Novas agulhas se seguiram descendo cuidadosamente dente abaixo... Uma. Eugénio sentia o canal alargar. Duas. Surgia um pico de dor, ainda embrionário. Três, quatro… Ena, quebrei o meu recorde pessoal..., pensou Eugénio divertidamente, não sem uma ponta de amargura.

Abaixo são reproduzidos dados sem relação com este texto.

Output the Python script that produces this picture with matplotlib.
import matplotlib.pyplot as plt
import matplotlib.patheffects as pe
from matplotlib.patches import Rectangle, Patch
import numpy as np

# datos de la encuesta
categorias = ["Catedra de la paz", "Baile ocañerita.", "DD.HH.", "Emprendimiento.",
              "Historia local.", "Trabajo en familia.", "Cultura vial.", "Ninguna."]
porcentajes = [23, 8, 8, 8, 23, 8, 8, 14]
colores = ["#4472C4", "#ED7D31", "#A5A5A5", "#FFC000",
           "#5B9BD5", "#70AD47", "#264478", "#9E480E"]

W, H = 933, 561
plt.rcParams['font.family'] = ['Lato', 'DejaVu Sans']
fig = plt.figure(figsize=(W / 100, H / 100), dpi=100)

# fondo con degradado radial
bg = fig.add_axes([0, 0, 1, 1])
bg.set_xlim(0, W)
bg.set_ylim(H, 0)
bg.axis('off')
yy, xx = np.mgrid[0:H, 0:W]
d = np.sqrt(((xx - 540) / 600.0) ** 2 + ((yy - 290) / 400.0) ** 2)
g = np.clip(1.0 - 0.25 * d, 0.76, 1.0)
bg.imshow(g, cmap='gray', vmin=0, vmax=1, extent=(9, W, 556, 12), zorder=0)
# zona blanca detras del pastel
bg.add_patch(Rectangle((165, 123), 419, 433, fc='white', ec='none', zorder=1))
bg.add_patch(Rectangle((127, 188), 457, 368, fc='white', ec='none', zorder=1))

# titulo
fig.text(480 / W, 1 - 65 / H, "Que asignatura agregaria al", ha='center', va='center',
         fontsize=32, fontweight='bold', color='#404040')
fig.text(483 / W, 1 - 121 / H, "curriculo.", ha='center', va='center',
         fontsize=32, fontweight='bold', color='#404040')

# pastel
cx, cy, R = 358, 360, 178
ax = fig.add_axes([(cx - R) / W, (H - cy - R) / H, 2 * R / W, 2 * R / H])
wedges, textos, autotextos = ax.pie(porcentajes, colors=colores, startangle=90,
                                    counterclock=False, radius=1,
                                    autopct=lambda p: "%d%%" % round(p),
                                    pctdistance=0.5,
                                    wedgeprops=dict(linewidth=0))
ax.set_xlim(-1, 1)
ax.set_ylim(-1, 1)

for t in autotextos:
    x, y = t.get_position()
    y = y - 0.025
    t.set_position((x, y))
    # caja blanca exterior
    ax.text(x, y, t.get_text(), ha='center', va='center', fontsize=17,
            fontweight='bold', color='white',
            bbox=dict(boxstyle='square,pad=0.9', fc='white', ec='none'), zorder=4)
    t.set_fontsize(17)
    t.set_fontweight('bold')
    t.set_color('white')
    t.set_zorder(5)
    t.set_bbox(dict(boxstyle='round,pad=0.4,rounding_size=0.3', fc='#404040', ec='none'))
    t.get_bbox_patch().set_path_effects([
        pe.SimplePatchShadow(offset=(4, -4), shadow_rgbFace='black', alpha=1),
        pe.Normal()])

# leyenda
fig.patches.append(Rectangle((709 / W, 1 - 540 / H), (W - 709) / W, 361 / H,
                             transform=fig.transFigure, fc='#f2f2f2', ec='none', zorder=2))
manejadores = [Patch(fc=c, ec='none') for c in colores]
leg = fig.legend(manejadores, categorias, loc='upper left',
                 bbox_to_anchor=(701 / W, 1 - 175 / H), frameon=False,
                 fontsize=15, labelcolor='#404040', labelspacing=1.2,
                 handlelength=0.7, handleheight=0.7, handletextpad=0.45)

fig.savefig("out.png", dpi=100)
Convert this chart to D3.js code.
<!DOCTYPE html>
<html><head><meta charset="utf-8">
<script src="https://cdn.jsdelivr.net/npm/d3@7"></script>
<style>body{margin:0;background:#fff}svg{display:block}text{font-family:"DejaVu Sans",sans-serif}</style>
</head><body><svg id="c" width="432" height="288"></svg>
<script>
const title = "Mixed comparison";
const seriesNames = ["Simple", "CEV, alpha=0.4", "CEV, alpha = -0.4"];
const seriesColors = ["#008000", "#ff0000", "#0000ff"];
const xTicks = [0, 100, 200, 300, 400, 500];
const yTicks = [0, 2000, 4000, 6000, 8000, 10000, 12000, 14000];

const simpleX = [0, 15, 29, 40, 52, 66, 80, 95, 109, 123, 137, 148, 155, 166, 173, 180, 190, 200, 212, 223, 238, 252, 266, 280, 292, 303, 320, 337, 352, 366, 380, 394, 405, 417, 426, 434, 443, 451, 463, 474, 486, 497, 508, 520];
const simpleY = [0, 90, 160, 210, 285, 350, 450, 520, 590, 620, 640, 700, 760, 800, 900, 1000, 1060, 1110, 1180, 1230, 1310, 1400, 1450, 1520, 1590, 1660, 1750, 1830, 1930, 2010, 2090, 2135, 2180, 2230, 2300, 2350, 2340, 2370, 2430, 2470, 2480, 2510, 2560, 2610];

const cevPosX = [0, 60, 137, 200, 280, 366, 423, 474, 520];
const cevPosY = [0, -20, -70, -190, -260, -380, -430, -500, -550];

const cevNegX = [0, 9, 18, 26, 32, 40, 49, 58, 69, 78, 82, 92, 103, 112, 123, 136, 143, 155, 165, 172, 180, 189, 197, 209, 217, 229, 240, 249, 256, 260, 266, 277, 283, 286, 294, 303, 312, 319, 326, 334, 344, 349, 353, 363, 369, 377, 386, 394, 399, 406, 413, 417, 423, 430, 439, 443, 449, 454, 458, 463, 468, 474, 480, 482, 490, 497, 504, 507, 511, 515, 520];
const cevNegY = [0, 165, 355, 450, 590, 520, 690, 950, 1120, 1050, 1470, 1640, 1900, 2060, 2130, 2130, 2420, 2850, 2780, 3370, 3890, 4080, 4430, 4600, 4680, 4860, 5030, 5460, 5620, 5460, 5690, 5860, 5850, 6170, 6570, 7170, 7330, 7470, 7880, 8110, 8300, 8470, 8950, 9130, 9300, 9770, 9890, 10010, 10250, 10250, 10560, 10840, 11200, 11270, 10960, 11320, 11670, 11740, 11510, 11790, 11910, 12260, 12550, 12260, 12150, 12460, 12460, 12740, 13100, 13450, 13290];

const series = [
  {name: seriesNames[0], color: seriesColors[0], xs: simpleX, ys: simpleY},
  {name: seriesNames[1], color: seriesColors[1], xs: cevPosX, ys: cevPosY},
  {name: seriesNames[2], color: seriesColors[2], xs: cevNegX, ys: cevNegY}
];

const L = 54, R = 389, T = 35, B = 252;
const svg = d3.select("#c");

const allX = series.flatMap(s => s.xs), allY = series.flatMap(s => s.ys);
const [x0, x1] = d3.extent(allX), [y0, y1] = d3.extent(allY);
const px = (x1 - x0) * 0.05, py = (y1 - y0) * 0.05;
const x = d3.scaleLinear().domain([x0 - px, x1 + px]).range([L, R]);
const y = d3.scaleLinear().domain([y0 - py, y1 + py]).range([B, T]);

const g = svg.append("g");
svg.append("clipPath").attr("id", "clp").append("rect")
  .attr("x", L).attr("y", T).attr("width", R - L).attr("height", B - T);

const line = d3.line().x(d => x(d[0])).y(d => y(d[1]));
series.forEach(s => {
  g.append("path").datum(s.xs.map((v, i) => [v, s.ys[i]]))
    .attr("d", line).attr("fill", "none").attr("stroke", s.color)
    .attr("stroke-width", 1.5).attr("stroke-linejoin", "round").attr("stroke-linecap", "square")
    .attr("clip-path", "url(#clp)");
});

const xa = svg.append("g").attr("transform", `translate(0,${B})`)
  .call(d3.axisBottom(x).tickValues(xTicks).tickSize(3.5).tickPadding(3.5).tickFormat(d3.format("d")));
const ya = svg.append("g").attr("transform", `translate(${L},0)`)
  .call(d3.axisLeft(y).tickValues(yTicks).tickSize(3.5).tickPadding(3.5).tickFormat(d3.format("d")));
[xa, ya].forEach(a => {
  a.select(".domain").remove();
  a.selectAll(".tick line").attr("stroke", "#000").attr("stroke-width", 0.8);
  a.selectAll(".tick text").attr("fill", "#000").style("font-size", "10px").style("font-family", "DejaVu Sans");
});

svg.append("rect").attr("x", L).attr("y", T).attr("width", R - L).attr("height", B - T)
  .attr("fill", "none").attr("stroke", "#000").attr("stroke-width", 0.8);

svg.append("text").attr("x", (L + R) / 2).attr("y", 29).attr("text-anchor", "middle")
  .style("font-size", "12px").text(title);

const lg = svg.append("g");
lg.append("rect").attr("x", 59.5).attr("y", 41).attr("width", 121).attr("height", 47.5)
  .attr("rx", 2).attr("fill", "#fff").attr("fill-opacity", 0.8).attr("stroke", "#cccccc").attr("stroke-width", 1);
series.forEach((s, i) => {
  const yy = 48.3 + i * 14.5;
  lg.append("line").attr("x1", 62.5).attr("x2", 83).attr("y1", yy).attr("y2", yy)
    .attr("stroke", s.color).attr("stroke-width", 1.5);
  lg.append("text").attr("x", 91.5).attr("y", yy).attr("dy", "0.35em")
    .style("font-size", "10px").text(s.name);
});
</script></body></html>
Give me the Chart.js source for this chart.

A doutora ia destramente trocando de instrumento e fazendo o seu trabalho com uma certa genica, satisfação até. O olhar de Eugénio ia perscrutando as paredes: fotos de crianças, presumivelmente os filhos da doutora, um diploma (autêntico, espere-se), propaganda sobre medicina dentária, até descansar no olhar compenetrado da dentista...
“Ai!”
“Magoei-o?”, perguntou a dentista em tom preocupado, detendo a agulha repentinamente.
“Não se preocupe. Continue”, replicou Eugénio no tom mais estóico que conseguiu desencantar naquele momento.
“E pronto! Já está! Pode levantar-se”, informou a dentista, satisfeita.
Óptimo!, pensou Eugénio ao levantar-se apressadamente da cadeira.
“Bem, agora marque consulta para daqui a três semanas, para ver se resolvemos de vez esse problema", recomendou a dentista. “Afinal, já andamos nisto há dois meses!"
“Sim, é verdade!”, concordou Eugénio. “Muito bem. Boa tarde, doutora.”
Extraordinariamente, não fora assim tão penoso e demorado como Eugénio temera. Sem mais delongas, acompanhado por este pensamento, dirigiu-se com nova cara para a recepção, a passo firme, onde Sónia o aguardava, escrevinhando aborrecidamente numas folhas com aspecto oficial, uma madeixa cobrindo-lhe a face esquerda e acariciando-lhe languidamente os lábios.
“Já estamos, Dr. Rocha?”, inquiriu, levantando surpreendida a cabeça, sorrindo distraidamente, ao notar a presença do paciente.
“Sim, sim. Mas, não se preocupe, daqui a três semanas venho visitá-la outra vez.”, disse Eugénio num tom calmo, exibindo um sorriso discreto. “Quanto lhe devo?”
Sónia corou ligeiramente, sorriu, e marcou a consulta para o dia nove de Maio.
“Então, até à próxima vez, Dr. Rocha!”, despediu-se Sónia docemente. "As suas melhoras!"
“Obrigado, Sónia, até dia nove.”

O Dr. Eugénio Rocha, 42 anos, casado, pai de dois filhos, doutorado em Filosofia Medieval, e excelente jogador de poker, nunca voltou a ver Sónia.
No dia seguinte, deu entrada no hospital, vítima de enfarte.
Segundo os médicos, parece que não andava a controlar o colesterol.